START

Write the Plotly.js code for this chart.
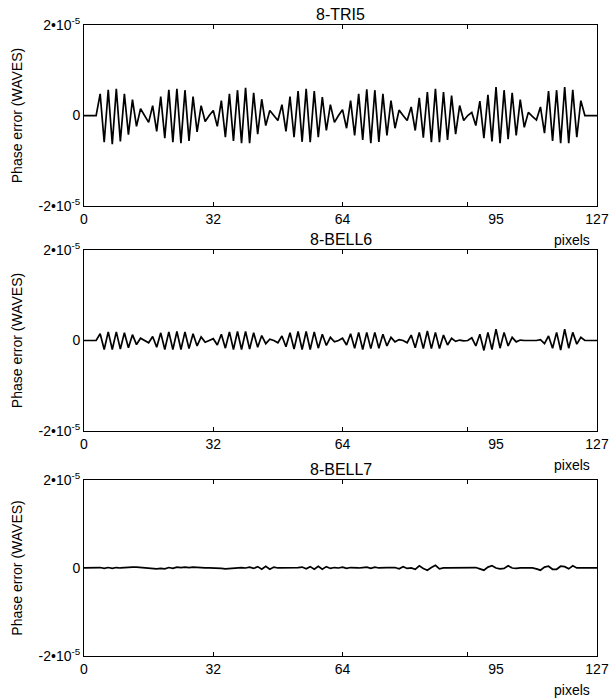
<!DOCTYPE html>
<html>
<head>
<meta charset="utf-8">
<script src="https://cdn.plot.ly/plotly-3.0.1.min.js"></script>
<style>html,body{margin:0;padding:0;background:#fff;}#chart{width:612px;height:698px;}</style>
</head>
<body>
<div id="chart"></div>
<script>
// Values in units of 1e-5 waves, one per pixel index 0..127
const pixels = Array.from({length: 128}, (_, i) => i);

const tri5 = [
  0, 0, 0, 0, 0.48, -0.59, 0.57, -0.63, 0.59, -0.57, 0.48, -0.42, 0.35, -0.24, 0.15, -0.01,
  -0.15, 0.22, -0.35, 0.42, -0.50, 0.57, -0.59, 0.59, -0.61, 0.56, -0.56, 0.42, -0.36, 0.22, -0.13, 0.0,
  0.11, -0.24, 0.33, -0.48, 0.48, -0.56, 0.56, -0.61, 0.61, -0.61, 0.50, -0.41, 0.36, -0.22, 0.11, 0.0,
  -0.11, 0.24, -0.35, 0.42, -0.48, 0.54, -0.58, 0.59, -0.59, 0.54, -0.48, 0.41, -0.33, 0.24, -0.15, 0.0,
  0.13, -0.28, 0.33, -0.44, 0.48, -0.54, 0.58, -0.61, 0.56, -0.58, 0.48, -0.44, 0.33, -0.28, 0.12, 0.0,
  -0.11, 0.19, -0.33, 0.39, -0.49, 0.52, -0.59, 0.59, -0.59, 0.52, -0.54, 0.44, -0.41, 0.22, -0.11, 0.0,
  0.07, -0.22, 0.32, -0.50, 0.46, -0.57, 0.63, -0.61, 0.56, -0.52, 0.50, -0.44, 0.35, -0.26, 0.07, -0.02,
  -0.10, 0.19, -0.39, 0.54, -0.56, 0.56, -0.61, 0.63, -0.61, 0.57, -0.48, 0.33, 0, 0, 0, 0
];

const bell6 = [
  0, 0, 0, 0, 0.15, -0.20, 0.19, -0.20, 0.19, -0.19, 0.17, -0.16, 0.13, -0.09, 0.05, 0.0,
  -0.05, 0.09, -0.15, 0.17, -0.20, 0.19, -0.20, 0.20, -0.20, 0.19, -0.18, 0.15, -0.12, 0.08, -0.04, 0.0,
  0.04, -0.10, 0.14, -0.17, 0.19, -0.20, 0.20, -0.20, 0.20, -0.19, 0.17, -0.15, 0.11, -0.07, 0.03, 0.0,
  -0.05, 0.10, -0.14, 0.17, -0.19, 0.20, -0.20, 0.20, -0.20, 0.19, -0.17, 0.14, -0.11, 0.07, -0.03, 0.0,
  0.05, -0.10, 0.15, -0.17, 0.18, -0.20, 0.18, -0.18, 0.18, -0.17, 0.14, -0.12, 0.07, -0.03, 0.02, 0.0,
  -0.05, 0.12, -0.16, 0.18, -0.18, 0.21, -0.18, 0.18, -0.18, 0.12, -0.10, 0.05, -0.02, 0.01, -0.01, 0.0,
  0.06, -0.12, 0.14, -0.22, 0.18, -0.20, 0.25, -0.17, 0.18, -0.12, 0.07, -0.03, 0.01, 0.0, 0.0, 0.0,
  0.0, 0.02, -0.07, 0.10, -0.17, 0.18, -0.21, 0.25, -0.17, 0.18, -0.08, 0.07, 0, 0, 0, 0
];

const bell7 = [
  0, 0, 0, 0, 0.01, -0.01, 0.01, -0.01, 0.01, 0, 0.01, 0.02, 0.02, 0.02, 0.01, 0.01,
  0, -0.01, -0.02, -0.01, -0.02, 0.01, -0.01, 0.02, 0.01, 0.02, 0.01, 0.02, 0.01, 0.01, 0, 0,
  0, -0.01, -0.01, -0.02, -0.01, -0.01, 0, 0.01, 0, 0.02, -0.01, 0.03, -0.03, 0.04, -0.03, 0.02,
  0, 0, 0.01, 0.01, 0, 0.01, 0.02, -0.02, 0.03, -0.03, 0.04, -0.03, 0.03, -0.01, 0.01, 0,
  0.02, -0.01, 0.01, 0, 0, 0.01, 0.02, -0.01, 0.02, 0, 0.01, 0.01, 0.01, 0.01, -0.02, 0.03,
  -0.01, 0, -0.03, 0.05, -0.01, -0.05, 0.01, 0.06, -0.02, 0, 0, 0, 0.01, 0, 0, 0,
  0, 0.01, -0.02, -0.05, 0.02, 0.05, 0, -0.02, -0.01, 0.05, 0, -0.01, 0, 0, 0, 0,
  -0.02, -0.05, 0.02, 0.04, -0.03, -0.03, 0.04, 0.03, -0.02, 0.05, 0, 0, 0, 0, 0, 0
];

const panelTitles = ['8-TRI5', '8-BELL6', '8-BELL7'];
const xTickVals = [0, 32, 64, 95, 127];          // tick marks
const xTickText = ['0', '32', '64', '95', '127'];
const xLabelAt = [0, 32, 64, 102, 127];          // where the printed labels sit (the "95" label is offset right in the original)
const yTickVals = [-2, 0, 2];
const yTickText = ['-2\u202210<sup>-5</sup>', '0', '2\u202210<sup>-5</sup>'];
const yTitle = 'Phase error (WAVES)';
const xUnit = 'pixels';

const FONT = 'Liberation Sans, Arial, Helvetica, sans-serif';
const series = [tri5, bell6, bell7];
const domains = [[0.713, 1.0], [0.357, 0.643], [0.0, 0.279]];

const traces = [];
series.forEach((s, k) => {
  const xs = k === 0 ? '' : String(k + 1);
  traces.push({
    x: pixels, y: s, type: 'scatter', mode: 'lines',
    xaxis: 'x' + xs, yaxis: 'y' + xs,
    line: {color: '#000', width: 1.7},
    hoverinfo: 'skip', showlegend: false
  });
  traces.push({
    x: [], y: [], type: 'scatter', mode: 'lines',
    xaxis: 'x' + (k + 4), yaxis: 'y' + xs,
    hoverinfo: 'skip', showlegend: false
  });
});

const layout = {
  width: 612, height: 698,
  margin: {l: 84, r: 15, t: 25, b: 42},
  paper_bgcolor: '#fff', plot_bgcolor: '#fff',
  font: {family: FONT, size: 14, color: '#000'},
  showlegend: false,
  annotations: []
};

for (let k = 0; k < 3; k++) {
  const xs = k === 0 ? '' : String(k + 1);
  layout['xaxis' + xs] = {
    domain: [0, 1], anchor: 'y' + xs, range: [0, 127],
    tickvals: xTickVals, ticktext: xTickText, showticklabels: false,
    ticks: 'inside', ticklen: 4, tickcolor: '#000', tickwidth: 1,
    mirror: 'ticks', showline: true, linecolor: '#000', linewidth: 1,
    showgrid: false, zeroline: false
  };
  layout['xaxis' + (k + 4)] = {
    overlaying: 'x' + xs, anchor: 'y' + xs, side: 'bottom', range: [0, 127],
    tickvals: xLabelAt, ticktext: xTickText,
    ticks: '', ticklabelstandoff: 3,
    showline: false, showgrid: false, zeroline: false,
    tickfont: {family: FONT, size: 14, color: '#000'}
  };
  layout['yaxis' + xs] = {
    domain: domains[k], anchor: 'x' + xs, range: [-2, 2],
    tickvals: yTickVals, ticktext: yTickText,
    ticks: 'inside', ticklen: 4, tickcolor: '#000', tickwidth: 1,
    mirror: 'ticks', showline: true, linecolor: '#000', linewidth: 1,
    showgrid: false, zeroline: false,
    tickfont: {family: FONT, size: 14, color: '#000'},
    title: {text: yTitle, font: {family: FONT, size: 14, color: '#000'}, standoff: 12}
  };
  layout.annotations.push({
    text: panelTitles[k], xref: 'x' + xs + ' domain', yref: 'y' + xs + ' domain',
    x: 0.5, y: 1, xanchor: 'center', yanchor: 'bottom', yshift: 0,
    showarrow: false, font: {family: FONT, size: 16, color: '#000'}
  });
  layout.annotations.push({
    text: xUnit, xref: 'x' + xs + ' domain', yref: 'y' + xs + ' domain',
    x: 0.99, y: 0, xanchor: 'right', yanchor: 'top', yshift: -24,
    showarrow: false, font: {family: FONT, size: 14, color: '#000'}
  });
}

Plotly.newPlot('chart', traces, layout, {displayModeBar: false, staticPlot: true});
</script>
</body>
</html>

END

• **Directions**:
Search the listing above for the string "chart". Copy every line that contains it.

• **Answer to this problem**:
Write the Plotly.js code for this chart.
<style>html,body{margin:0;padding:0;background:#fff;}#chart{width:612px;height:698px;}</style>
<div id="chart"></div>
Plotly.newPlot('chart', traces, layout, {displayModeBar: false, staticPlot: true});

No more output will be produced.